General characteristics
- Class & type: Lloyds Register
- Type: Yacht
- Length: 70.6 m (232 ft)
- Beam: 11.38 m (37.3 ft)
- Draft: 2.95 m (9.7 ft)
- Installed power: 4,000 hp (3,000 kW)
- Propulsion: 2 × 2000 hp Caterpillar Inc.
- Speed: Max:17 knots (31 km/h; 20 mph); Cruise:14 knots (26 km/h; 16 mph);
- Crew: 17

= Force Blue =

Motor yacht launched in 2002

Force Blue (formerly Big Roi) is a trawler-expedition style luxury yacht built by Royal Denship in 2002.

==Design==
Built in 2002 by Royal Denship, she was designed by Ole Steen Knudsen and Tom Fexas as part of Royal Denship's "expedition" series, that included Turmoil and Big Aron. She was commissioned by Roy Speer, the founder and owner of the Home Shopping Network.

==Briatore==
Purchased from Speer by Italian motorsports entrepreneur Flavio Briatore for £68.2m, she was given a refitted interior designed by Celeste Dell'Anna, and given a blue exterior.

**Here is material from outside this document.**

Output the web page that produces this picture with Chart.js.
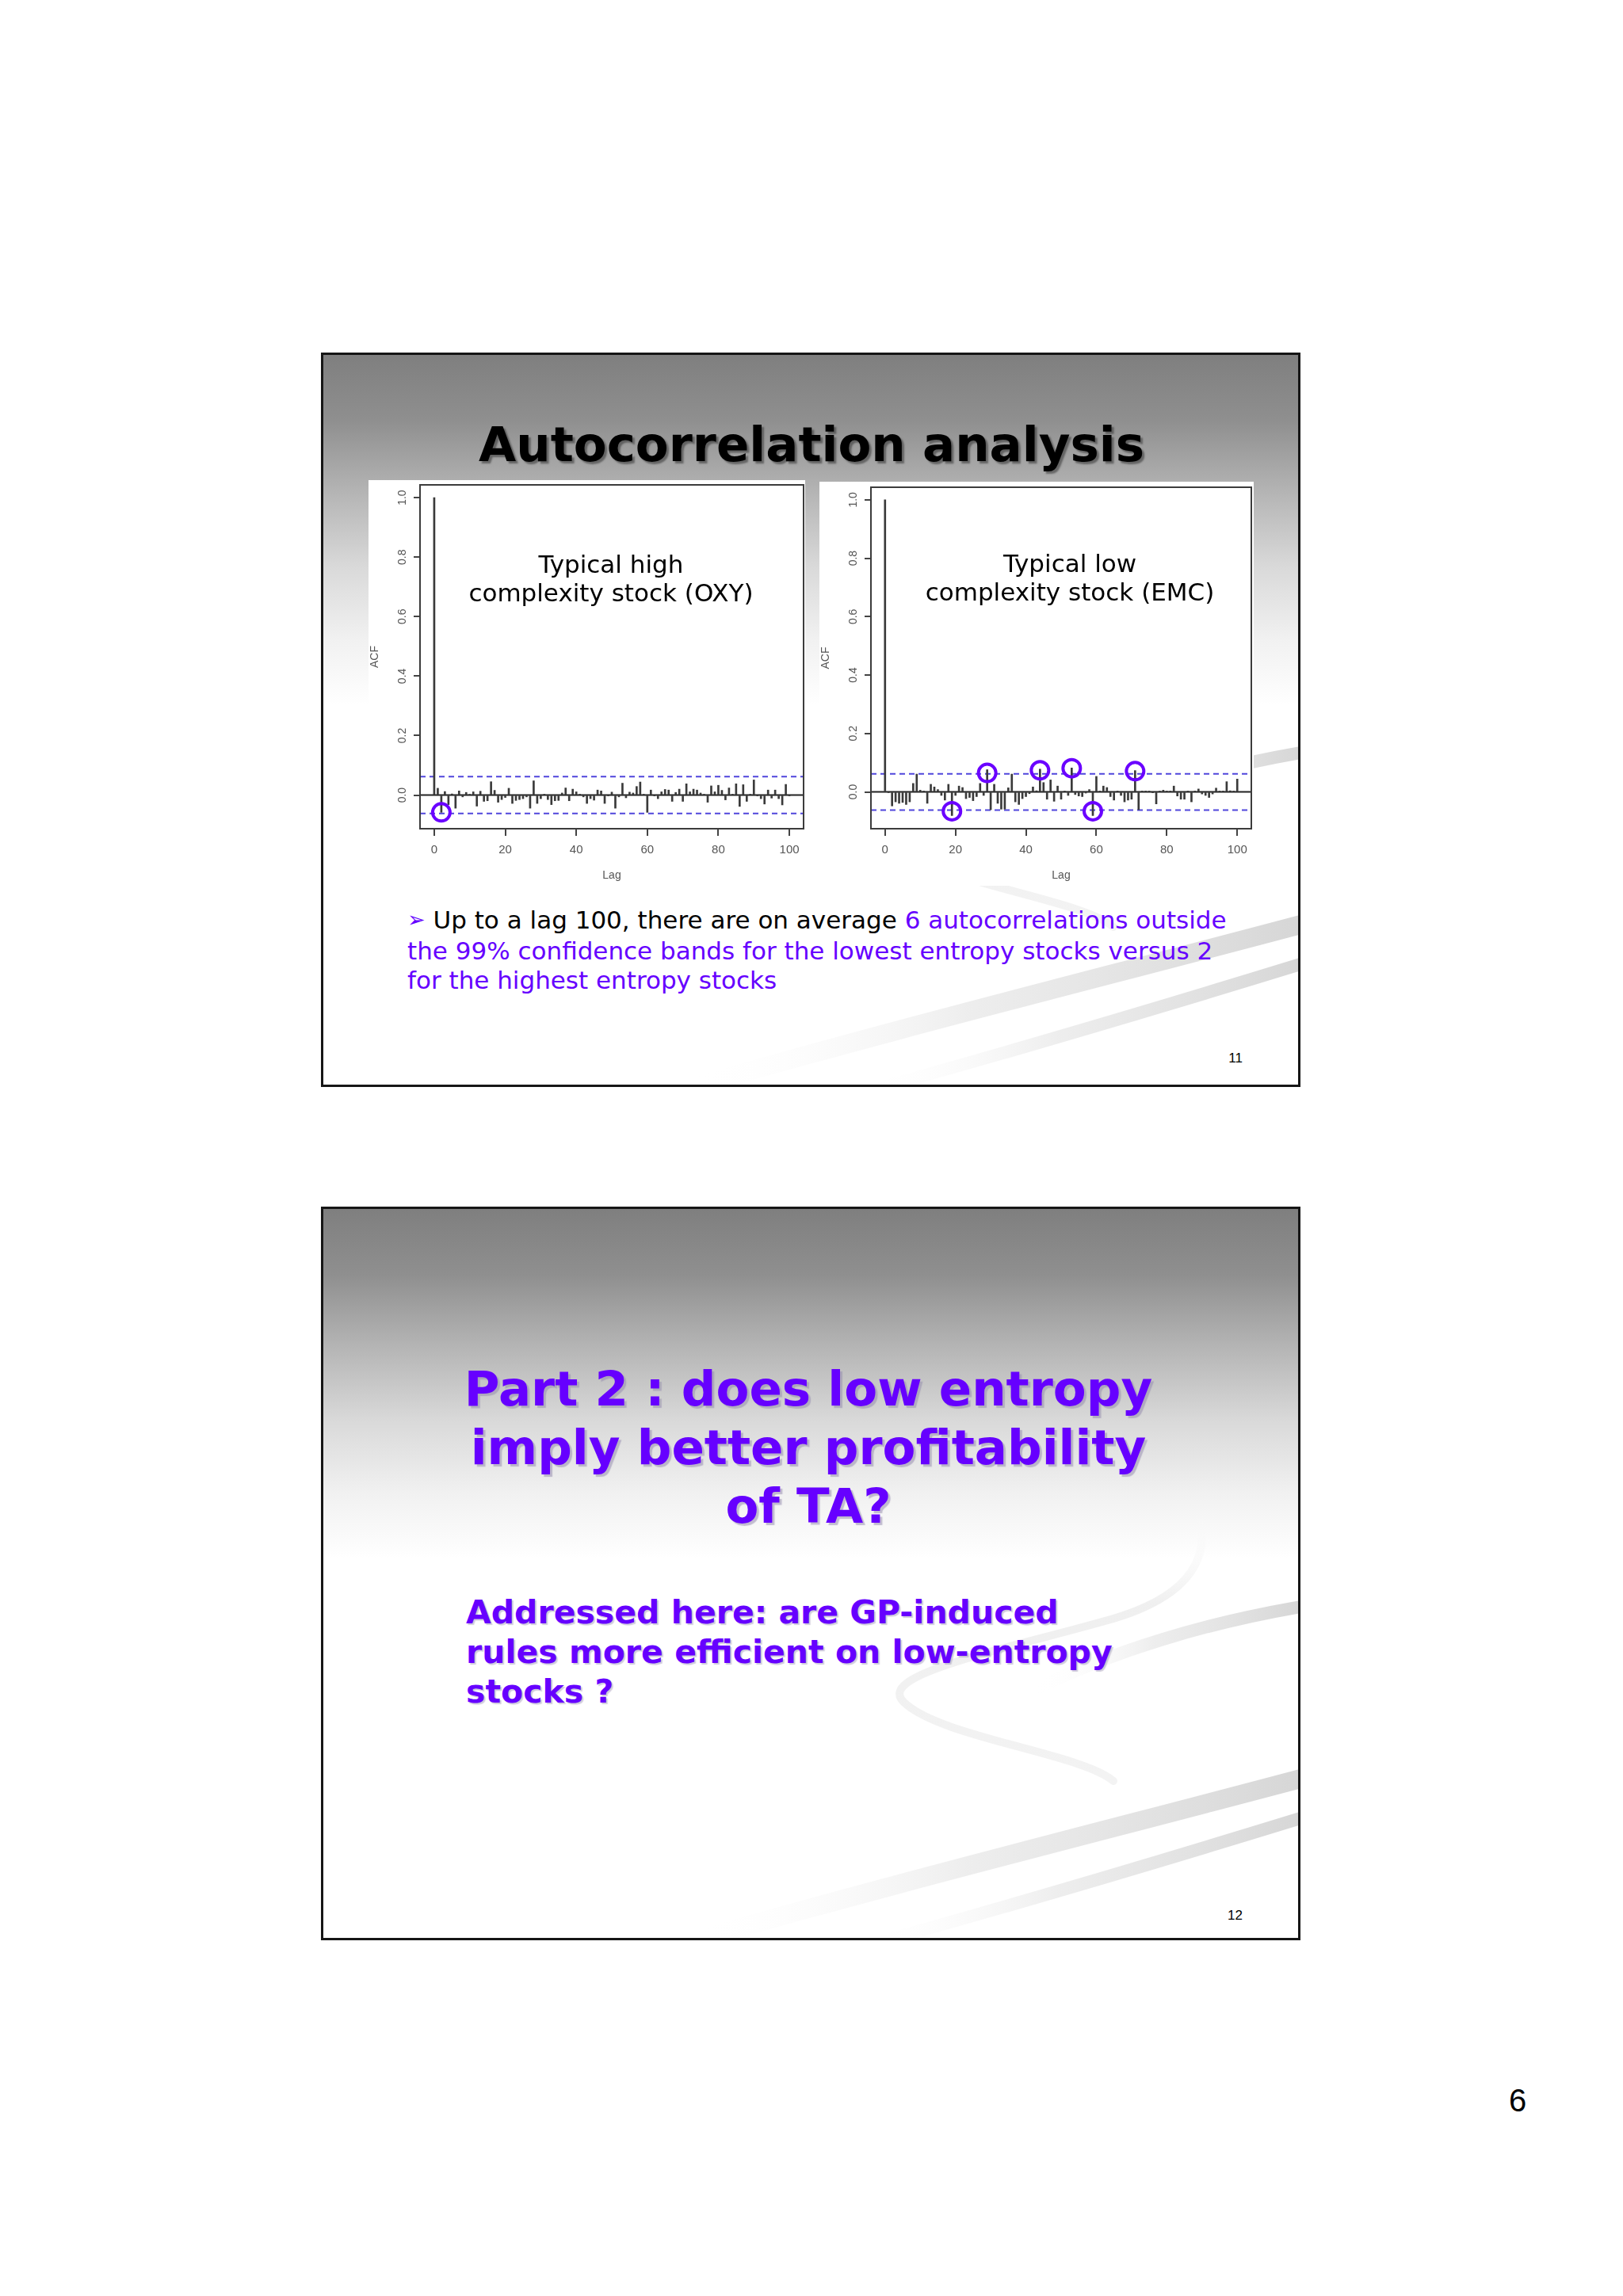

Force Blue was seized by Italian Customs in May 2010 in La Spezia, near Genoa. On the authority of a local prosecutor, the state claims that the vessel's owners, Autumn Sailing Ltd, that there was outstanding Value Added Tax owing which should have been paid on the fuel used by the yacht. The amount evaded was estimated to be around five million euros.